Не в парнях счастье - страница 11

стр.

– Но тебе же только что восемнадцать исполнилось, дорогая! – ухмыльнулась Катерина, но я не стала обращать внимания. Не это главное.

– А он засмеялся и меня поцеловал. А потом спросил, зачем я курю. Господи, я такая дура, – призналась я, уронив лицо в ладони. Катерина с минуту сидела, глядя на меня в растерянности.

– Целовалась?

– Да.

– Надеюсь, в щечку, на прощание?

– Нет, не в щечку.

– Да у кого я спрашиваю! – всплеснула руками она. – Достаточно посмотреть на твою морду лица, на твои губы – и все понятно. Нет, ну вообще. Да, ты дура. Я даже не буду пытаться с этим спорить. Целоваться с совершенно незнакомым парнем! Сколько ему лет?

– Мне кажется… лет двадцать пять, – соврала я.

– Это еще куда ни шло.

– Или тридцать, – продолжила я. Катерина прикусила губу и задумалась.

– А вдруг он – маньяк?

– Но он же довез меня до дома! – напомнила я.

– Кошмар. Теперь он знает, где ты живешь!

– Он не маньяк, – замотала головой я. – И… он не позвонит.

– И хорошо!

– Плохо! – упиралась я.

– Нет, хорошо. Это все – какой-то бред. Не могла ты влюбиться с одного поцелуя. Это – не любовь, – «успокоила» меня она. До самого вечера мы торчали у меня дома, я уложила ее на свою постель, бегала вокруг нее, даже сварила бульон, правда, не из курицы, а из кубика, так что, в строгом смысле слова, это бульоном считаться не могло, но она его пила. А потом заснула, потому что у нее, к слову сказать, температура была высоченная. Пришла моя мать, от бабушки, папиной мамы, за которой надо было ухаживать, несмотря на то что обе они друг друга терпеть не могли. Однако бабушка была стара, а мама хотела, чтобы квартира, как она выражалась, «не пропала».

– Знаю я эту старую калошу – отпишет квартиру на приют для бездомных крокодильчиков – и доказывай потом. Лучше уж я за ней пригляжу! – говорила она. Мама вообще много чего говорила, отчего у меня волосы вставали дыбом. Вернее, начали вставать теперь, когда я впервые в жизни посмотрела на нее совершенно другими глазами. Усталая, седая женщина с немного отекшим, злым лицом, одетая в старые и очень заношенные вещи, но, кажется, даже не замечающая этого. Я вздрогнула – никогда раньше мне не приходило в голову, что мама в этом вот прожила всю жизнь: в этой маленькой, захламленной, вечно неубранной квартире, с этим мужчиной – моим папой, пьяницей, сидельцем у подъезда. Работа на фабрике за копейки, скандалы, усталость и болезни, теперь уже все чаще дающие о себе знать. Зачем это все? Зачем вообще нужна такая жизнь? Я почувствовала, как от ужаса меня окатило холодом, руки покрылись мурашками, хотя в квартире тепло и даже жарко.

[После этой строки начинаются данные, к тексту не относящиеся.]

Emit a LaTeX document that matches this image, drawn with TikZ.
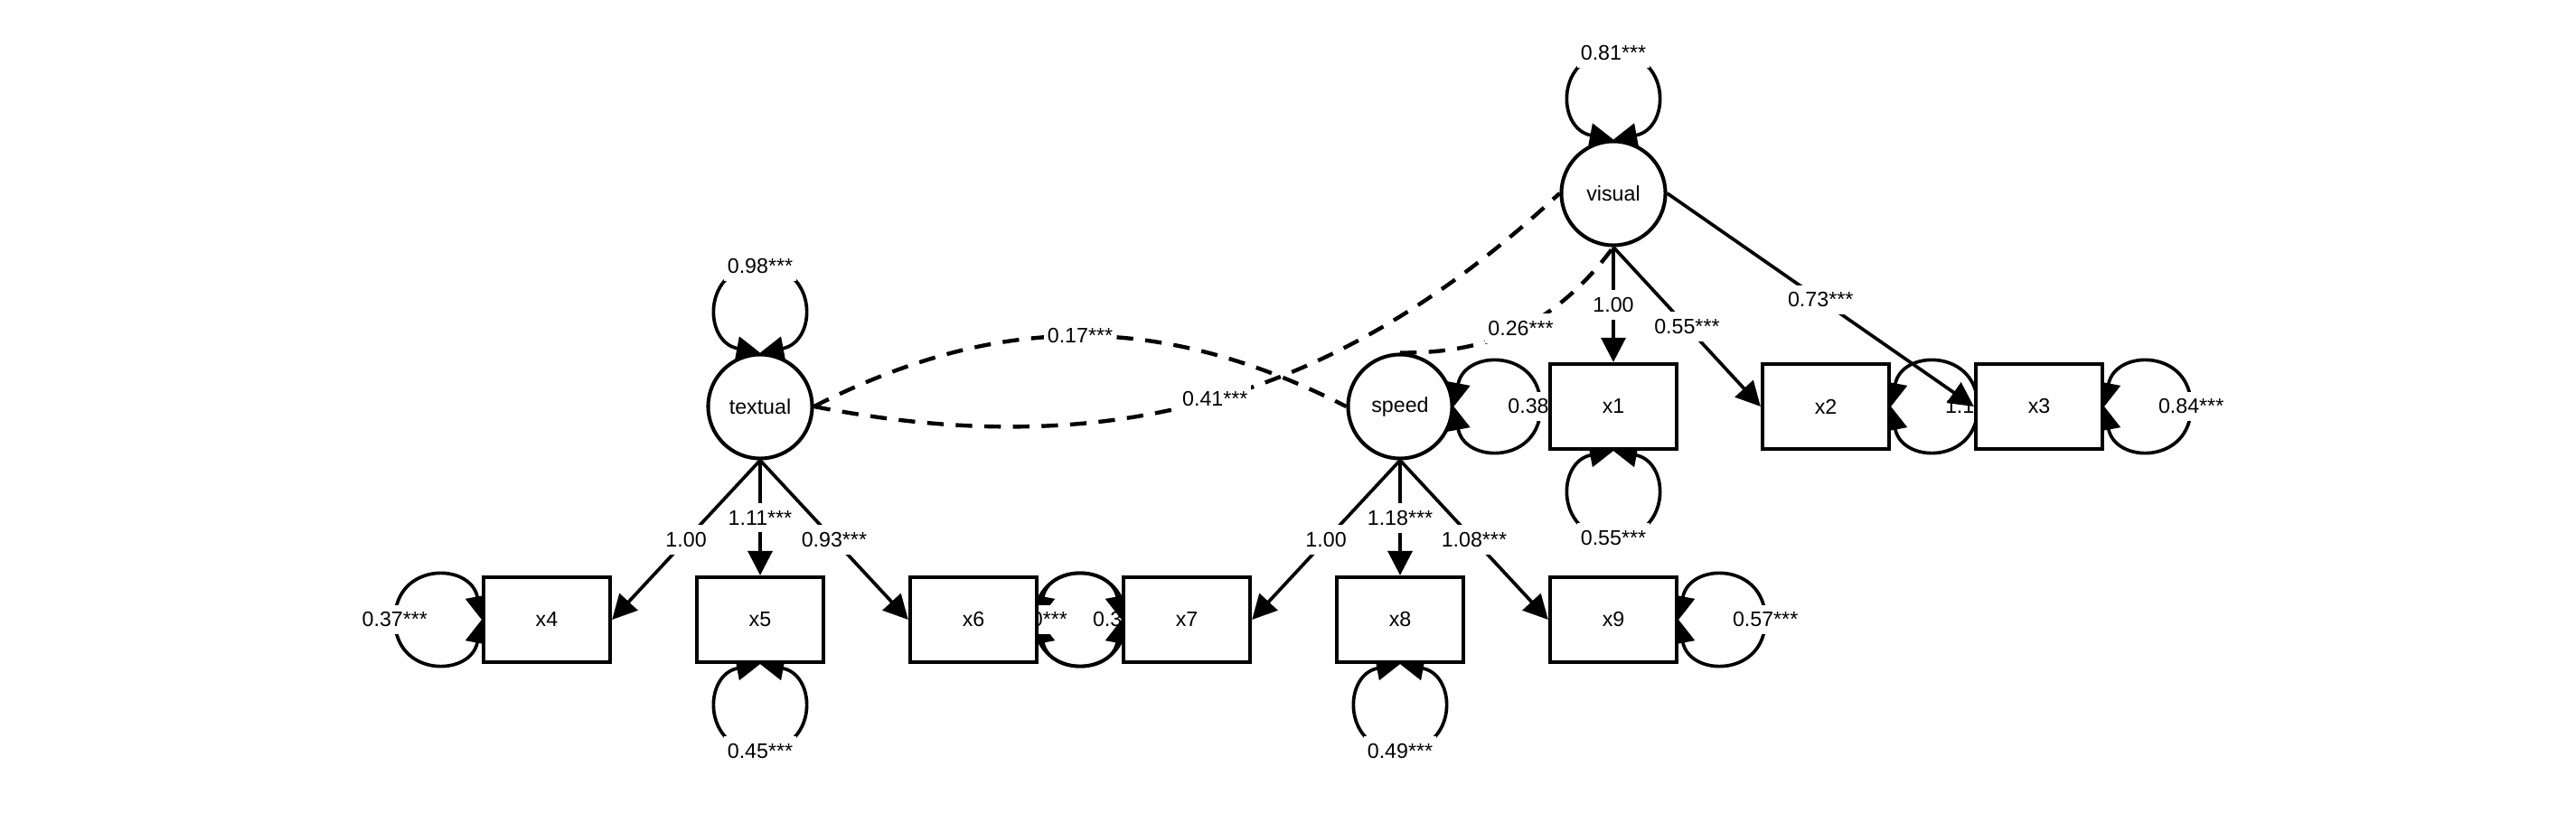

– Что вы тут устроили? – заверещала она, войдя на кухню. – Полная раковина посуды! У тебя что, мать в прислугах ходит?

– Мам, тише, – миролюбиво попросила я. – Катерина спит.

– Господи, ты ее что, уже у нас поселила? Конечно, она для тебя дороже матери!

– Мам, не кричи.

– А я у себя дома! Хочу и кричу! – фыркнула она, разгружая пакет с хлебом и какой-то крупой.

– Да помою я посуду сейчас, – возмутилась я. Неужели это имеет какое-то значение?

– Вырастила на свою голову! Кричи, кричи на мать! Все вы из меня только кровь пьете, – зло бросила она мне, а я только выскочила из кухни, потому что вдруг почувствовала, что если мы еще хоть минуту пробудем вместе, я завизжу. И, конечно, Катерина проснулась, я проводила ее домой, пообещав не реветь и выбросить все из головы.

– Особенно этого твоего… ладно?

– Ладно, я попробую, – кивнула я, а сама пошла гулять – бродить по району, куда глаза глядят. Жизнь показалась совершенно, абсолютно невыносимой. И вот тут, именно в тот момент, когда я почувствовала себя самым ничтожным, самым обделенным существом на свете, он мне и позвонил. Мобильника у меня тогда не было, странно было бы даже предположить, что мать могла бы мне его купить, поэтому позвонил он мне домой. Трубку (о ужас!) взяла мать, и когда я вернулась, уже в темноте, вечером, полная вкусной тоски по лучшему будущему и жалеющая себя на все лады, она сказала:

– Тебе тут звонили.

– Кто? – обмерла я. Мать смотрела на меня напряженно, удивленно и как-то затравленно.